## [Problem to solve]
Where a line holds the word "chart", copy that line.

## [Data provided]
◇ ◇ ◇ ◇

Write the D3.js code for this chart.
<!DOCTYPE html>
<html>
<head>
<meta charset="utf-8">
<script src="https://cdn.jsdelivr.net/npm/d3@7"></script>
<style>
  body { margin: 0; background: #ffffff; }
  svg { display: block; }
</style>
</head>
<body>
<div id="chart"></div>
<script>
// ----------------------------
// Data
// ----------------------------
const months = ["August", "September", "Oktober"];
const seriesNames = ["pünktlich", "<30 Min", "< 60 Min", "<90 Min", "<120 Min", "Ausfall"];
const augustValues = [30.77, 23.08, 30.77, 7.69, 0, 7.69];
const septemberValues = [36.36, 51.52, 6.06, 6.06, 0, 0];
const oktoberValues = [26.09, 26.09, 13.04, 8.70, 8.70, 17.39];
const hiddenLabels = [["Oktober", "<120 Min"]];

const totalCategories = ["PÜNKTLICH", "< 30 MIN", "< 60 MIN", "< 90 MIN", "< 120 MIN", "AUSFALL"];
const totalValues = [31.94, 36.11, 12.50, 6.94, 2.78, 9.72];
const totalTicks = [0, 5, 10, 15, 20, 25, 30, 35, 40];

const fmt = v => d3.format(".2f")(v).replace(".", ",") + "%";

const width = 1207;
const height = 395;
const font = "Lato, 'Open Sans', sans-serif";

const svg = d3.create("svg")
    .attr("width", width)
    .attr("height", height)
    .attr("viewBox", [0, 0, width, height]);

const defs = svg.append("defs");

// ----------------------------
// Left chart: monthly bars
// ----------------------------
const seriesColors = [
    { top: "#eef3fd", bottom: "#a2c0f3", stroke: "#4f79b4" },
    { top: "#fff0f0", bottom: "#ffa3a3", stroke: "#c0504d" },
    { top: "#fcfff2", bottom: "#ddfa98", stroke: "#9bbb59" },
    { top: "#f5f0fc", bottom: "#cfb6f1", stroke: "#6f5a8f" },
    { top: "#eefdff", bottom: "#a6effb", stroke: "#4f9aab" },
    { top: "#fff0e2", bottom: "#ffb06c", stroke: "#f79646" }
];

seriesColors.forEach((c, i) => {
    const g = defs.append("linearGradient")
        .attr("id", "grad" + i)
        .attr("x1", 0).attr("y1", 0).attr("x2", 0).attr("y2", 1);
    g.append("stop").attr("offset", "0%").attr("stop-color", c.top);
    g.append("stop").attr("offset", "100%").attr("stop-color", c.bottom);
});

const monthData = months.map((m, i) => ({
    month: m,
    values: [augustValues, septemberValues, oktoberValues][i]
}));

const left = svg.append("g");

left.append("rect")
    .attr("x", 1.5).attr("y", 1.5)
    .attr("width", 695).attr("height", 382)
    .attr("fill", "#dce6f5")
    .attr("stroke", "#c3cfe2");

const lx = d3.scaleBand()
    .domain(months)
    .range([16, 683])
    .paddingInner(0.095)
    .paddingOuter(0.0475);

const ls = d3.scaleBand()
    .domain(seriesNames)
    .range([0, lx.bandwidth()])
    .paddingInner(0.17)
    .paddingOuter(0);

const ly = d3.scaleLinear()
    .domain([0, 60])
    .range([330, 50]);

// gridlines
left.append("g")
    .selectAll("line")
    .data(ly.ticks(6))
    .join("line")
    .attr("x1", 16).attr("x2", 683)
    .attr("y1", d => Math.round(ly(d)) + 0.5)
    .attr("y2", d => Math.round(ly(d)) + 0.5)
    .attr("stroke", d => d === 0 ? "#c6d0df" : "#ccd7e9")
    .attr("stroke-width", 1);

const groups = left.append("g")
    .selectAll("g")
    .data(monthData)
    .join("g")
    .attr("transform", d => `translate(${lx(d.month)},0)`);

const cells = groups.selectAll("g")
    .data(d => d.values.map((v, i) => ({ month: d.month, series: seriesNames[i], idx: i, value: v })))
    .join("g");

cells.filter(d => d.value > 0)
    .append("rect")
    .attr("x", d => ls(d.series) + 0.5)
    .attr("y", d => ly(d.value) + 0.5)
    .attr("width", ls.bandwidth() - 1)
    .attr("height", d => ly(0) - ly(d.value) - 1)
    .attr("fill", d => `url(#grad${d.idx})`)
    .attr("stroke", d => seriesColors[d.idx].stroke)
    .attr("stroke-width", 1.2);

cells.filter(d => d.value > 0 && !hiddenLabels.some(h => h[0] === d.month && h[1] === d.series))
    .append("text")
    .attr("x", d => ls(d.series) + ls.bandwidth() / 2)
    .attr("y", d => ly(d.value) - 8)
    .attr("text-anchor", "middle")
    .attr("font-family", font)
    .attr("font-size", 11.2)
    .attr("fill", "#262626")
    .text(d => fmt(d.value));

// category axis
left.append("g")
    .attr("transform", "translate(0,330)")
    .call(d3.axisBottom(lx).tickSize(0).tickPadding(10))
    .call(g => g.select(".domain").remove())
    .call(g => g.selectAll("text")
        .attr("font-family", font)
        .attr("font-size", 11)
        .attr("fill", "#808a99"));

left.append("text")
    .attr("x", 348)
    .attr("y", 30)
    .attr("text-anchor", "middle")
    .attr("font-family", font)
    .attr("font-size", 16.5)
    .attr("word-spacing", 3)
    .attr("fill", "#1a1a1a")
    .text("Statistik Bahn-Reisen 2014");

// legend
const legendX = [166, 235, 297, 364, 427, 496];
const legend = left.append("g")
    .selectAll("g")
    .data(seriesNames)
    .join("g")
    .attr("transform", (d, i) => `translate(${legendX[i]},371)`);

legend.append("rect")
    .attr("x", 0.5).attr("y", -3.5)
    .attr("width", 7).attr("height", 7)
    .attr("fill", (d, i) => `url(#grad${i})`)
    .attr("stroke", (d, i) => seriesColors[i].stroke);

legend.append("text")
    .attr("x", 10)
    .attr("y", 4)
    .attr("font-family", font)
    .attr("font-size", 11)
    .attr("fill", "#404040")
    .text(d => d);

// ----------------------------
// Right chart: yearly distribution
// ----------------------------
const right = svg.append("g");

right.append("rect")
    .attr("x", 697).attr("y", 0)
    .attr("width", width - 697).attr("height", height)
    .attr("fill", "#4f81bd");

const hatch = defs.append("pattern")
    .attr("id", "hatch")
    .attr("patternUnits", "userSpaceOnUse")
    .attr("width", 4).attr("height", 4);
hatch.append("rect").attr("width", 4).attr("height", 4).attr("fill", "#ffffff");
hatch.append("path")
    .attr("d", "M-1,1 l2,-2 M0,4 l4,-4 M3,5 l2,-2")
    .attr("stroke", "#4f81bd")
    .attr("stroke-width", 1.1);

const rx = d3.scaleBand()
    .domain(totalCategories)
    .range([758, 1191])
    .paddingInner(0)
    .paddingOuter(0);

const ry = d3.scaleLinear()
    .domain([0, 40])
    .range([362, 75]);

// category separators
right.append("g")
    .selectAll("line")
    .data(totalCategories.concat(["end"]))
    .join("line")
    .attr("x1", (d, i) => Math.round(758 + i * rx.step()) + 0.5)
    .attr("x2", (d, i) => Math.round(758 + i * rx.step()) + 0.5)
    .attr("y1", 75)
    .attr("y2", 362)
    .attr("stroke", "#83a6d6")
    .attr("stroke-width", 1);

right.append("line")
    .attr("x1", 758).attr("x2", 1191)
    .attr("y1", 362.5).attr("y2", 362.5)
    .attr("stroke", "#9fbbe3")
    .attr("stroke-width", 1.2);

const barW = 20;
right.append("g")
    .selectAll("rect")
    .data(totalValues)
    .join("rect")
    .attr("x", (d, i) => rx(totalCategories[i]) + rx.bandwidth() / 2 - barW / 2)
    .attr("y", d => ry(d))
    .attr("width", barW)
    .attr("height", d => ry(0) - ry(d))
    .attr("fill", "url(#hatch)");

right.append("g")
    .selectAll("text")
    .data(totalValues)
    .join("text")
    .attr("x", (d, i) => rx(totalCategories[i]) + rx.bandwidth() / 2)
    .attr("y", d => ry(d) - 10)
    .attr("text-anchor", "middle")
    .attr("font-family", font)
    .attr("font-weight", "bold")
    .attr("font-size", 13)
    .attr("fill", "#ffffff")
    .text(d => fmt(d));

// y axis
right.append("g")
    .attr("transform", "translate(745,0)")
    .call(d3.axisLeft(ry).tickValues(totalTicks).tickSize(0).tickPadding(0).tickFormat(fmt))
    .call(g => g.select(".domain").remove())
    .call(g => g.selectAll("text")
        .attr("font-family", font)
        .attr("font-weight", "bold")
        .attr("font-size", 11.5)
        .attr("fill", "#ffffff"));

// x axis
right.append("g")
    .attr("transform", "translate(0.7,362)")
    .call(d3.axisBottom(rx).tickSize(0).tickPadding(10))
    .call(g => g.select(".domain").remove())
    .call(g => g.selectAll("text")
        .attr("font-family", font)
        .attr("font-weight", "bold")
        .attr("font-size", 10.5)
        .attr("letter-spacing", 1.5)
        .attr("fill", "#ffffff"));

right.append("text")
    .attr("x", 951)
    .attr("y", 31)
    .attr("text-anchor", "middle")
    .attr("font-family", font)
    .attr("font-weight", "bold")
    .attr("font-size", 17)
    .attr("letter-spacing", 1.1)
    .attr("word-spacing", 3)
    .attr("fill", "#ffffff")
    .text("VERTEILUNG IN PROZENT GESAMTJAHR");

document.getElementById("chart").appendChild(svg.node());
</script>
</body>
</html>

◇ ◇ ◇ ◇

## [Exercise answer]
Write the D3.js code for this chart.
<div id="chart"></div>
// Left chart: monthly bars
// Right chart: yearly distribution
document.getElementById("chart").appendChild(svg.node());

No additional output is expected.